The bill promotes expanding and coordinating maternal and infant health programs to improve outcomes and reduce long-term costs, but doing so will likely require additional public funding and must be implemented carefully to avoid stigmatizing named communities.
Pregnant people and infants in high-risk communities (including racial and ethnic minority populations) would gain improved maternal and infant health outcomes because HHS would be encouraged to partner with states and educational institutions to expand targeted initiatives and supports.
Communities served by programs like Healthy Start and PRAMS would receive better-coordinated, better-targeted services (outreach, home visitation, care coordination), likely improving access to prenatal and postnatal supports.
Taxpayers and low-income families could see reduced long-term public spending on medical care and special education because expanding community-based maternal and infant services can lower rates of low birth weight and related downstream costs.
Taxpayers and state governments may face increased short- to medium-term costs because the bill encourages expansion of programs that would likely require additional federal or state resources to implement.
Named racial and ethnic groups identified as having higher infant mortality could be stigmatized if interventions are not implemented with culturally appropriate, community-led approaches.
Based on analysis of 2 sections of legislative text.
Records findings on high U.S. infant mortality, highlights at‑risk populations and effective community interventions, cites federal programs, and encourages HHS partnerships and awareness efforts.
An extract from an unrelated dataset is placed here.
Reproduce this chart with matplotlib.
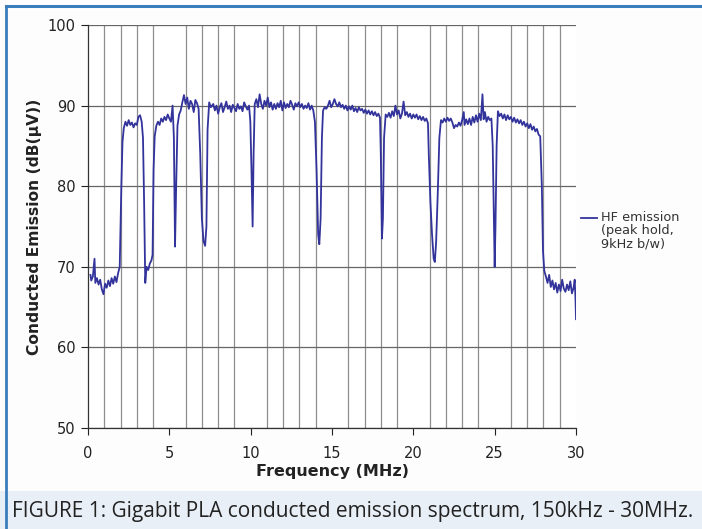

Introduced September 30, 2025 by Cindy Hyde-Smith · Last progress September 30, 2025
States findings that U.S. infant mortality—defined as death before a baby’s first birthday—is higher than many peer countries and identifies populations and factors linked to that higher rate. Notes leading causes (premature birth, low birth weight), highlights community-based interventions that can reduce infant deaths, cites existing federal efforts, encourages the HHS Secretary to partner with states and educational institutions on maternal and infant health work, and recognizes a public awareness month in September.